(Charts and diagrams as code)
## BEGIN

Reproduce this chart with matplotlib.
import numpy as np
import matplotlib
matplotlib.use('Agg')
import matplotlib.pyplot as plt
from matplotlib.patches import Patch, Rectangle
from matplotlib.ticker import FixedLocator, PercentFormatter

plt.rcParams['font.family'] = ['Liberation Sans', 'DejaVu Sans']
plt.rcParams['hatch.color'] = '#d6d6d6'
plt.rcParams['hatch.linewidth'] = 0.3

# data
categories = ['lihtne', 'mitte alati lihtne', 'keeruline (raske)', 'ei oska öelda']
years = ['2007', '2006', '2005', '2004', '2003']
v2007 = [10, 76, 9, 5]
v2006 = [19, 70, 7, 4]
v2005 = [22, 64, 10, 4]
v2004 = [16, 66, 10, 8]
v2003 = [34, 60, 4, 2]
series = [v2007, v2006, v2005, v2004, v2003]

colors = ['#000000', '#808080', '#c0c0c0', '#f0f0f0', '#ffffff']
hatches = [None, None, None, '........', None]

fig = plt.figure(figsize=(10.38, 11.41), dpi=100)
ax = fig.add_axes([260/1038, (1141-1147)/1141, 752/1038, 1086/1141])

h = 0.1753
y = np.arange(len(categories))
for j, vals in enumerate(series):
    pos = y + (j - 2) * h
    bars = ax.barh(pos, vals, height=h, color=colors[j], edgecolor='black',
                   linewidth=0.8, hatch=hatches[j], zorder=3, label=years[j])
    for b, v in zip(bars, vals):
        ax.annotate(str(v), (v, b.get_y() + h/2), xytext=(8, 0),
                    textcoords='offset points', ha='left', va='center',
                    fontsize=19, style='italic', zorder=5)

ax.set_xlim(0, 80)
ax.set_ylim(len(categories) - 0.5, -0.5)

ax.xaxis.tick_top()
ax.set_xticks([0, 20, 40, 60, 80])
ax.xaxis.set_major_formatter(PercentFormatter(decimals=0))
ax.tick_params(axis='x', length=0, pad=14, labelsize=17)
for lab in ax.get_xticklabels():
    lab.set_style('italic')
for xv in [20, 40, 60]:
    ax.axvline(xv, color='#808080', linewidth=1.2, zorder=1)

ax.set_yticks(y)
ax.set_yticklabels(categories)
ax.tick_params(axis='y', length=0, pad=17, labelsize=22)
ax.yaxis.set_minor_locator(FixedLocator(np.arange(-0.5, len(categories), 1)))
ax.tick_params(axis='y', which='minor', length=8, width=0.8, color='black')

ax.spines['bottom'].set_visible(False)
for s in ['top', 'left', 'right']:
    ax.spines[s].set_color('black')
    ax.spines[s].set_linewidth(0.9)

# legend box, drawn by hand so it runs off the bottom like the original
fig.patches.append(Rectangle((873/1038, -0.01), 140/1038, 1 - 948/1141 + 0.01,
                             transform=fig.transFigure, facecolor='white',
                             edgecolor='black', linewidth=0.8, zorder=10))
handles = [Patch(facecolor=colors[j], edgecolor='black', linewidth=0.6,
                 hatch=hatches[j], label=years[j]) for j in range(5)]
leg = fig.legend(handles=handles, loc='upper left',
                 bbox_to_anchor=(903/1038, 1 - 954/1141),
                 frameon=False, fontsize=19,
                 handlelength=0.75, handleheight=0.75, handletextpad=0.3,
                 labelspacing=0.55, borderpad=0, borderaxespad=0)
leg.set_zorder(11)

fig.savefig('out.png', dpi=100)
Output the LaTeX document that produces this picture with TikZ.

## END

Objective: Reproduce the listing above verbatim, from first line to last.

Result:
Reproduce this chart with matplotlib.
import numpy as np
import matplotlib
matplotlib.use('Agg')
import matplotlib.pyplot as plt
from matplotlib.patches import Patch, Rectangle
from matplotlib.ticker import FixedLocator, PercentFormatter

plt.rcParams['font.family'] = ['Liberation Sans', 'DejaVu Sans']
plt.rcParams['hatch.color'] = '#d6d6d6'
plt.rcParams['hatch.linewidth'] = 0.3

# data
categories = ['lihtne', 'mitte alati lihtne', 'keeruline (raske)', 'ei oska öelda']
years = ['2007', '2006', '2005', '2004', '2003']
v2007 = [10, 76, 9, 5]
v2006 = [19, 70, 7, 4]
v2005 = [22, 64, 10, 4]
v2004 = [16, 66, 10, 8]
v2003 = [34, 60, 4, 2]
series = [v2007, v2006, v2005, v2004, v2003]

colors = ['#000000', '#808080', '#c0c0c0', '#f0f0f0', '#ffffff']
hatches = [None, None, None, '........', None]

fig = plt.figure(figsize=(10.38, 11.41), dpi=100)
ax = fig.add_axes([260/1038, (1141-1147)/1141, 752/1038, 1086/1141])

h = 0.1753
y = np.arange(len(categories))
for j, vals in enumerate(series):
    pos = y + (j - 2) * h
    bars = ax.barh(pos, vals, height=h, color=colors[j], edgecolor='black',
                   linewidth=0.8, hatch=hatches[j], zorder=3, label=years[j])
    for b, v in zip(bars, vals):
        ax.annotate(str(v), (v, b.get_y() + h/2), xytext=(8, 0),
                    textcoords='offset points', ha='left', va='center',
                    fontsize=19, style='italic', zorder=5)

ax.set_xlim(0, 80)
ax.set_ylim(len(categories) - 0.5, -0.5)

ax.xaxis.tick_top()
ax.set_xticks([0, 20, 40, 60, 80])
ax.xaxis.set_major_formatter(PercentFormatter(decimals=0))
ax.tick_params(axis='x', length=0, pad=14, labelsize=17)
for lab in ax.get_xticklabels():
    lab.set_style('italic')
for xv in [20, 40, 60]:
    ax.axvline(xv, color='#808080', linewidth=1.2, zorder=1)

ax.set_yticks(y)
ax.set_yticklabels(categories)
ax.tick_params(axis='y', length=0, pad=17, labelsize=22)
ax.yaxis.set_minor_locator(FixedLocator(np.arange(-0.5, len(categories), 1)))
ax.tick_params(axis='y', which='minor', length=8, width=0.8, color='black')

ax.spines['bottom'].set_visible(False)
for s in ['top', 'left', 'right']:
    ax.spines[s].set_color('black')
    ax.spines[s].set_linewidth(0.9)

# legend box, drawn by hand so it runs off the bottom like the original
fig.patches.append(Rectangle((873/1038, -0.01), 140/1038, 1 - 948/1141 + 0.01,
                             transform=fig.transFigure, facecolor='white',
                             edgecolor='black', linewidth=0.8, zorder=10))
handles = [Patch(facecolor=colors[j], edgecolor='black', linewidth=0.6,
                 hatch=hatches[j], label=years[j]) for j in range(5)]
leg = fig.legend(handles=handles, loc='upper left',
                 bbox_to_anchor=(903/1038, 1 - 954/1141),
                 frameon=False, fontsize=19,
                 handlelength=0.75, handleheight=0.75, handletextpad=0.3,
                 labelspacing=0.55, borderpad=0, borderaxespad=0)
leg.set_zorder(11)

fig.savefig('out.png', dpi=100)
Output the LaTeX document that produces this picture with TikZ.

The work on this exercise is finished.